There were sheets of card with outlines on them which you could cut out
with blunt safety scissors and then score and fold and paste to make various
models which you could be painted or coloured. I remember my disappointment
that the aircraft I laboured clumsy-fingeredly laboured over did not turn out as
successfully as I had anticipated. My chicken, on the other hand, I judged to
be a success despite it being moderately skew-whiff. It was made from pieces of
yellow felt, cut out using a template for guidance and then stitched together,
stuffed with cotton wool, and finished off with an orange felt beak, and orange
circles for eyes. My mother preserved this cheerful creation for many years.
My 18-months
sojourn at Westerton Primary School was the only time during my primary
education when I was unhappy at school. Partly my unhappiness was due to my
Primary 5 teacher, whom I didn’t find sympathetic. I noted with satisfaction that
the word ‘Horrid’ alliterated with her surname in pleasing symmetry. The main
source of my unhappiness however, was the head teacher (whom, I noted, had the
same surname as our milkman.)
My parents had possibly
raised some issues about the teaching style at the school – I know they were concerned
that I was never given anything to memorise, and their concern was valid: I
recall the struggle I had to learn times tables and poems by heart when I moved to Carluke Primary School where
lessons were still taught as they would have been half a century earlier. Anyway the head called me down to his office,
on more than one occasion I think, sat me down in a chair and without
explanation fired mathematical and factual questions at me.
For some now
inexplicable reason I had been conscripted into (or had volunteered for) what
was known as the ‘Special Art Class’ despite having few discernible artistic
skills (fragile monoplanes and slightly unstable chickens excluded.) Before
Christmas 1961, the Class was assigned the task of providing seasonal decorations,
and it was decided that we should create a small crib at the very front of the
stage in the school hall, with a number of camels approaching in dignified
processions from either side of the stage. I have no doubt that there were
shepherds and sheep as well, and a Holy Family, but it’s the camels I remember
because my skills, such as they were, were deployed on the camel design team.
It didn’t seem
to occur to the teachers in charge of this project that the appearance of wise
men from diametrically opposite directions might be at variance with the
biblical narrative. The star must surely have carried out some spectacular
celestial gymnastics in order to keep on track both contingents of wisdom
seekers. I quickly discovered that while it is difficult to draw camels
travelling from left to right, it is close to impossible (for me at least) to
draw them travelling from right to left. And so my time in the Special Art
Class was not a season of unalloyed glory.
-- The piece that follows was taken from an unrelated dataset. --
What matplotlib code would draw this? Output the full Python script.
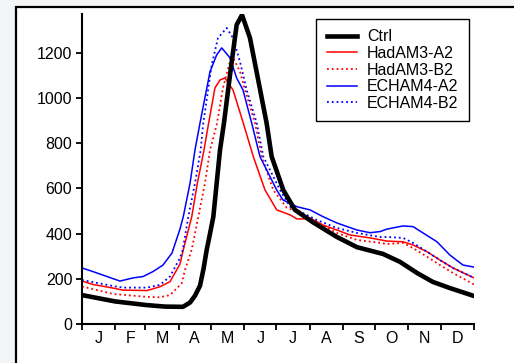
import matplotlib.pyplot as plt
import matplotlib as mpl
from matplotlib.patches import Rectangle
import numpy as np

mpl.rcParams.update({
    'font.family': ['Liberation Sans', 'DejaVu Sans'],
    'font.size': 11.5,
    'axes.linewidth': 1.5,
    'xtick.direction': 'out',
    'ytick.direction': 'out',
})

# Day of year / flow values
ctrl_day = [0, 30.7, 59.6, 77.3, 94.0, 100.6, 105.2, 109.9, 113.2, 116.1, 119.2, 122.3, 125.4,
            128.5, 132.2, 137.8, 144.0, 149.0, 156.4, 165.7, 171.9, 176.6, 187.4, 198.3,
            215.1, 237.4, 256.0, 280.3, 296.1, 311.9, 326.8, 342.6, 365]
ctrl_val = [128, 100, 84, 77, 76, 95, 125, 170, 245, 328, 400, 475, 623,
            770, 890, 1102, 1324, 1368, 1266, 1040, 889, 741, 593, 505,
            450, 385, 340, 310, 275, 226, 186, 159, 124]

had_a2_day = [0, 10.2, 28.9, 38.2, 60.5, 72.6, 81.9, 91.2, 94.3, 102.2, 107.4, 113.6, 117.6,
              123.8, 128.5, 133.1, 140.6, 150.2, 159.5, 170.4, 181.3, 193.7, 200.2, 205.8,
              212.3, 224.4, 237.4, 249.5, 268.2, 284.0, 298.9, 308.2, 321.2, 333.3, 345.4, 365]
had_a2_val = [190, 175, 159, 150, 148, 165, 187, 265, 328, 475, 623, 770, 881,
              1045, 1080, 1089, 1036, 889, 741, 593, 505, 483, 465, 465,
              469, 438, 416, 394, 381, 367, 364, 350, 320, 283, 248, 204]

had_b2_day = [0, 28.9, 60.5, 72.6, 81.9, 88.5, 92.8, 95.9, 102.2, 108.3, 114.5, 119.2, 125.4,
              131.3, 139.4, 147.1, 151.8, 161.1, 167.3, 178.1, 190.6, 202.9, 215.1, 237.4,
              256.0, 277.5, 284.0, 298.9, 308.2, 321.2, 333.3, 345.4, 365]
had_b2_val = [166, 133, 120, 118, 128, 159, 180, 239, 330, 475, 623, 770, 881,
              1045, 1191, 1117, 1036, 889, 741, 593, 515, 491, 460, 403,
              372, 359, 354, 359, 336, 298, 261, 226, 175]

ech_a2_day = [0, 10.2, 23.3, 35.4, 47.5, 56.8, 66.1, 75.4, 83.8, 91.2, 94.3, 100.6, 105.2,
              109.9, 119.2, 125.4, 130.1, 137.8, 144.0, 149.9, 158.0, 165.7, 181.3, 187.1,
              200.2, 212.3, 224.4, 237.4, 256.0, 268.2, 277.5, 284.0, 298.9, 308.2, 317.5,
              330.5, 342.6, 354.7, 365]
ech_a2_val = [248, 232, 210, 190, 204, 210, 232, 261, 314, 420, 475, 623, 770,
              890, 1117, 1191, 1222, 1178, 1089, 1036, 889, 741, 593, 549,
              519, 505, 475, 447, 416, 404, 409, 420, 434, 431, 403,
              364, 305, 261, 252]

ech_b2_day = [0, 28.9, 38.2, 60.5, 72.6, 81.9, 91.2, 93.8, 99.0, 105.2, 110.5, 112.7, 120.8,
              126.6, 134.7, 140.6, 147.1, 153.3, 162.7, 168.8, 184.4, 193.7, 205.8, 218.8,
              237.4, 256.0, 277.5, 284.0, 298.9, 308.2, 321.2, 333.3, 345.4, 365]
ech_b2_val = [195, 168, 161, 161, 173, 210, 292, 328, 475, 623, 770, 881, 1147,
              1266, 1310, 1266, 1161, 1036, 889, 741, 593, 519, 491, 460,
              425, 403, 385, 385, 381, 359, 320, 283, 248, 204]

month_edges = [0, 31, 59, 90, 120, 151, 181, 212, 243, 273, 304, 334, 365]
month_labels = ['J', 'F', 'M', 'A', 'M', 'J', 'J', 'A', 'S', 'O', 'N', 'D']

fig = plt.figure(figsize=(5.14, 3.63), dpi=100)
fig.patch.set_facecolor('#f4f5f7')
# white panel with black frame (extends past right/bottom edge)
fig.patches.append(Rectangle((15.5 / 514, -0.05), 1.1, 1 - 6.5 / 363 + 0.05,
                             transform=fig.transFigure, facecolor='white',
                             edgecolor='black', linewidth=1.6, zorder=-5))

ax = fig.add_axes([82 / 514, 1 - 324 / 363, (474 - 82) / 514, (324 - 14) / 363])
ax.set_facecolor('none')

ax.plot(ctrl_day, ctrl_val, color='black', linewidth=3.3, label='Ctrl', zorder=5)
ax.plot(had_a2_day, had_a2_val, color='#ff0000', linewidth=1.1, label='HadAM3-A2')
ax.plot(had_b2_day, had_b2_val, color='#ff0000', linewidth=1.3, linestyle=':', label='HadAM3-B2')
ax.plot(ech_a2_day, ech_a2_val, color='#0000ff', linewidth=1.1, label='ECHAM4-A2')
ax.plot(ech_b2_day, ech_b2_val, color='#0000ff', linewidth=1.3, linestyle=':', label='ECHAM4-B2')

ax.set_xlim(0, 365)
ax.set_ylim(0, 1372)
ax.set_yticks(np.arange(0, 1201, 200))
ax.set_xticks(month_edges)
ax.set_xticklabels([])
mids = [(month_edges[i] + month_edges[i + 1]) / 2 for i in range(12)]
ax.set_xticks(mids, minor=True)
ax.set_xticklabels(month_labels, minor=True)
ax.tick_params(axis='x', which='minor', length=0, pad=5)
ax.tick_params(axis='both', which='major', length=4, width=1.3)
ax.tick_params(axis='y', pad=3)

for side in ['top', 'right']:
    ax.spines[side].set_visible(False)

leg = ax.legend(loc='upper right', bbox_to_anchor=(469 / 514, 1 - 19 / 363),
                bbox_transform=fig.transFigure, fancybox=False, framealpha=1,
                edgecolor='black', handlelength=1.9, handletextpad=0.65,
                borderpad=0.65, labelspacing=0.1, borderaxespad=0)
leg.get_frame().set_linewidth(1.0)

plt.savefig('out.png', dpi=100, facecolor=fig.get_facecolor())
plt.close()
But I still felt it was hurtful and uncalled for when the head said to
me, sneeringly, during one of our tĂȘte a tĂȘtes ‘What were you doing in the
Special Art Class?’
I don’t know
whether I was eager to please, or just thoughtlessly signing up for everything
on offer, but I was also a member of the school choir at along with my friend
Douglas Anderson. I wasn’t a very conscientious chorister - I remember my mother had to write the words
of our pieces out for me in a small black-covered notebook in her clear, blue
script. ‘All in an April evening, April airs were abroad.’
My musical
experimentation extended to taking violin lessons. I was lent a child-size
fiddle by the school and had regular lessons from a visiting teacher, but it
must have been immediately obvious that my potential as a violinist was
minimal. I don’t know whether I was
subconsciously doing things which would get me out of the less-than-sympathetic
teacher’s class. I do recall asking if I could ‘be excused’ at about the same
time each morning, and relishing my few moments of freedom as I walked along
the bright, empty corridor and down the stairs to the toilet below (which
reminds me that I also have a recollection of accidentally dropping one or more
empty glass jam jars down the same stair-well at some point.) But the teacher
cottoned on to the regularity of my escapes, and I never asked again.
This teacher’s
classroom, and the violin case led to my saddest interaction with the head
teacher. I am sitting at my desk, the violin case innocently laid in the aisle
beside me. The head is in the room. My
violin case falls on its side with a clatter – I presume someone must have
taken their foot to it. The head takes me to task, and as I am protesting my
innocence, an electric train passes the village, and sounds its horn. In the
quiet classroom someone vocally echoes the sound.
The head is
indignant. ‘Who made that noise?’ No-one owns up. He asks each child to point
towards the source of the sound. Many fingers point in my direction. ‘It wasn’t
me!’ I say, but he doesn’t listen. I have no sense that my classmates are
betraying me. My anger at the injustice is directed solely against the head. I
am told to follow him downstairs to his office, where he produces his belt. I
do not cry. I go home, violin case in hand with my right shirt sleeve pulled
down over my wrist, afraid that my parents will catch sight of the red weal.
One day in
spring 1962, I sit at my bedroom window and write on dozens of small pieces of
yellow paper, about the size of a business card, the words ‘The Dempster are leaving.’ I take
these to school with the strange idea of broadcasting them around building and
playground. But soon I take cold feet, and stuff them in a bin, from where
someone, curious, retrieves them and brings them to me. ‘How strange!’ I say.